Chaleur étouffante, poussière, manque d'électricité et parfois même harcèlement sexuel: les réfugiés syriens qui ont fui les violences dans leur pays sont confrontés à un rude quotidien sous les tentes de l'immense camp jordanien de Zaatari.
"J'ai mal aux yeux et au nez, et aussi à la gorge à cause de la poussière et de la chaleur", se plaint Ziad Younès, 14 ans. "Ma mère a une pneumonie et nous souffrons tous d'allergies", poursuit l'adolescent, arrivé avec sa famille dans ce camp installé par l'ONU dans le nord désertique de la Jordanie.
"Tout est mal organisé ici", insiste Marwane Basti, 38 ans.
Les autorités ont entamé en juillet le transfert des quelque 150.000 Syriens arrivés en Jordanie vers ce camp de 7 km2 proche de la province frontalière de Deraa, une zone rebelle dans le sud de la Syrie. Le camp abrite actuellement quelque 6.000 réfugiés, mais peut théoriquement en accueillir 120.000.
A l'heure de la rupture du jeûne du ramadan, de nombreux réfugiés font la queue pour avoir leur ration: "Si vous n'attendez pas votre tour et n'arrêtez pas de crier, vous n'aurez rien", s'énerve un employé de l'ONU alors qu'un homme se plaint de la lenteur de la distribution.
Observer le jeûne du ramadan sous 40 degrés pendant les interminables journées d'été n'est pas chose facile. "Dieu merci, cette fois-ci je n'ai attendu qu'une demi-heure", se réjouit Fatima Soubeihi, 38 ans, en montrant son sac plastique. A l'intérieur: du pain, une boisson sucrée, de l'eau, du fromage et de la confiture.
"Certains reçoivent cinq portions de nourriture et d'autres ne reçoivent rien. Nos enfants ne peuvent pas supporter cela", déplore M. Basti, 38 ans. "Nous n'avons pas fui la mort et l'humiliation en Syrie pour être humiliés ici, je préfère encore retourner là-bas et y mourir. C'est plus facile et plus rapide", lance-t-il, à bout de nerfs.

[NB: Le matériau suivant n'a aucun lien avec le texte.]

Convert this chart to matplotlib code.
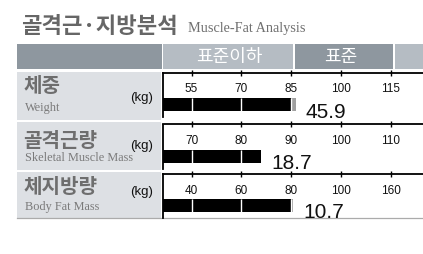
import numpy as np
import matplotlib.pyplot as plt
from matplotlib.patches import Rectangle

# data
row_kr = ["체중", "골격근량", "체지방량"]
row_en = ["Weight", "Skeletal Muscle Mass", "Body Fat Mass"]
unit = "(kg)"
tick_values = [
    [55, 70, 85, 100, 115],
    [70, 80, 90, 100, 110],
    [40, 60, 80, 100, 160],
]
bar_values = [86.5, 84.0, 80.8]
measured = ["45.9", "18.7", "10.7"]
header_labels = ["표준이하", "표준"]
title_kr = "골격근·지방분석"
title_en = "Muscle-Fat Analysis"

W, H = 423, 254
KR = ["Noto Sans CJK KR", "DejaVu Sans"]
SANS = "Liberation Sans"
SERIF = "Liberation Serif"
DARK = "#8e979f"
LIGHT = "#b5bcc3"
BOX = "#dde0e4"
GRAY_TXT = "#6e6e6e"

fig = plt.figure(figsize=(W / 100, H / 100), dpi=100)
bg = fig.add_axes([0, 0, 1, 1])
bg.set_xlim(0, W)
bg.set_ylim(H, 0)
bg.axis("off")

# 제목
bg.text(21, 33, title_kr, family=KR, fontsize=16, fontweight="bold",
        color="#666666", va="baseline")
bg.text(188, 32, title_en, family=SERIF, fontsize=10.3, color="#707070",
        va="baseline")

# 헤더
for x0, x1, c in [(17, 161.5, DARK), (163, 292.5, LIGHT), (294.5, 392.5, DARK), (394.5, 424, LIGHT)]:
    bg.add_patch(Rectangle((x0, 44), x1 - x0, 25, color=c, lw=0))
bg.text(229, 57, header_labels[0], family=KR, fontsize=13, color="white",
        ha="center", va="center")
bg.text(341, 57, header_labels[1], family=KR, fontsize=13, color="white",
        ha="center", va="center")

# 왼쪽 라벨
box_tops = [71.5, 121.5, 171.5]
box_bots = [119.5, 169.5, 217.5]
chart_tops = [73, 124.5, 174]
kr_base = [91.5, 147, 193]
kg_base = [100.5, 148.5, 195.5]
en_base = [111, 161, 210]
for i in range(3):
    bg.add_patch(Rectangle((17, box_tops[i]), 144, box_bots[i] - box_tops[i],
                           color=BOX, lw=0))
    bg.text(23, kr_base[i], row_kr[i], family=KR, fontsize=14.5,
            fontweight="bold", color=GRAY_TXT, va="baseline")
    bg.text(25, en_base[i], row_en[i], family=SERIF, fontsize=8.8,
            color="#7a7a7a", va="baseline")
    bg.text(130, kg_base[i], unit, family=SANS, fontsize=9.5, color="#111111",
            va="baseline")
bg.plot([17, W], [217.8, 217.8], color="#ababab", lw=0.9)

# 막대 그래프
px0, step = 191.5, 49.75
xmin = (163 - px0) / step
xmax = (W - px0) / step
for i in range(3):
    t = chart_tops[i]
    ax = fig.add_axes([163 / W, 1 - (t + 44) / H, (W - 163) / W, 44 / H])
    ax.set_xlim(xmin, xmax)
    ax.set_ylim(44, 0)
    ax.patch.set_alpha(0)
    for s in ["right", "bottom"]:
        ax.spines[s].set_visible(False)
    for s in ["top", "left"]:
        ax.spines[s].set_linewidth(1.3)
    ticks = tick_values[i]
    pos = np.arange(len(ticks))
    ax.set_xticks(pos)
    ax.xaxis.tick_top()
    ax.tick_params(axis="x", direction="inout", length=5, width=1,
                   labeltop=False)
    ax.set_yticks([])
    for p, v in zip(pos, ticks):
        ax.text(p, 19.5, str(v), family=SANS, fontsize=8.5, ha="center",
                va="baseline", color="#111111")
    end = np.interp(bar_values[i], ticks, pos)
    black_end = min(end, 2)
    ax.barh(31.5, black_end - xmin, left=xmin, height=13, color="black")
    if end > 2:
        ax.barh(31.5, end - 2, left=2, height=13, color="#a0a0a0")
    ax.vlines(pos, 25, 38, color="white", lw=1.0)
    ax.text(end + 0.2, 44.5, measured[i], family=SANS, fontsize=15,
            va="baseline", color="#111111", clip_on=False)

fig.savefig("out.png", dpi=100)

"Mon père est toujours à Deraa. J'ai envie d'y retourner et de l'embrasser au lieu d'être humilié ici", se lamente Ziad, l'adolescent malade.
Une grande prison
Lundi, des réfugiés en colère ont essayé de quitter Zaatari pour protester contre les mauvaises conditions de vie dans le camp, et la police anti-émeute a dû intervenir.
"C'est une grande prison. Nous ne sommes pas des animaux", s'emporte Mohammed, 50 ans.
"Il n'y a ni électricité, ni eau, ni téléphone. Nous sommes isolés et je ne peux pas m'enquérir de l'état de mes enfants qui combattent contre le régime en Syrie", se lamente un homme au visage couvert de poussière.
Contrairement aux tentes des réfugiés, les bureaux de l'ONU et des agences humanitaires dans le camp sont reliés au réseau électrique et selon des réfugiés, les employés de ces agences disposent aussi de caravanes climatisées.
Amman a récemment promis que les tentes seraient bientôt remplacées par des caravanes.
Chaque jour, de nombreux Jordaniens viennent apporter de la nourriture, de l'eau, des vêtements aux réfugiés. Mais d'autres visiteurs sont, eux, source d'ennuis.
"Il y a deux jours, un employé a tenté de harceler une femme qui se rendait aux toilettes. Un des proches de la femme l'a frappé. La police est arrivée, elle a emmené l'employé à l'hôpital et a arrêté l'homme", raconte Khaldoun Qaddah, un homme de 25 ans originaire de Homs (centre).
Les récits de harcèlement sexuel se succèdent. Un 4x4 portant une plaque koweïtienne est entré dans le camp pour suivre une femme d'une vingtaine d'années, à qui le chauffeur a essayé de passer un numéro de téléphone alors qu'un passager la photographiait.
"Nous nous sommes plaints aux autorités mais ils n'ont rien fait", déplore-t-elle, avant de s'en prendre au président syrien Bachar al-Assad. "Maudit soit Bachar, qui nous a forcés à venir ici".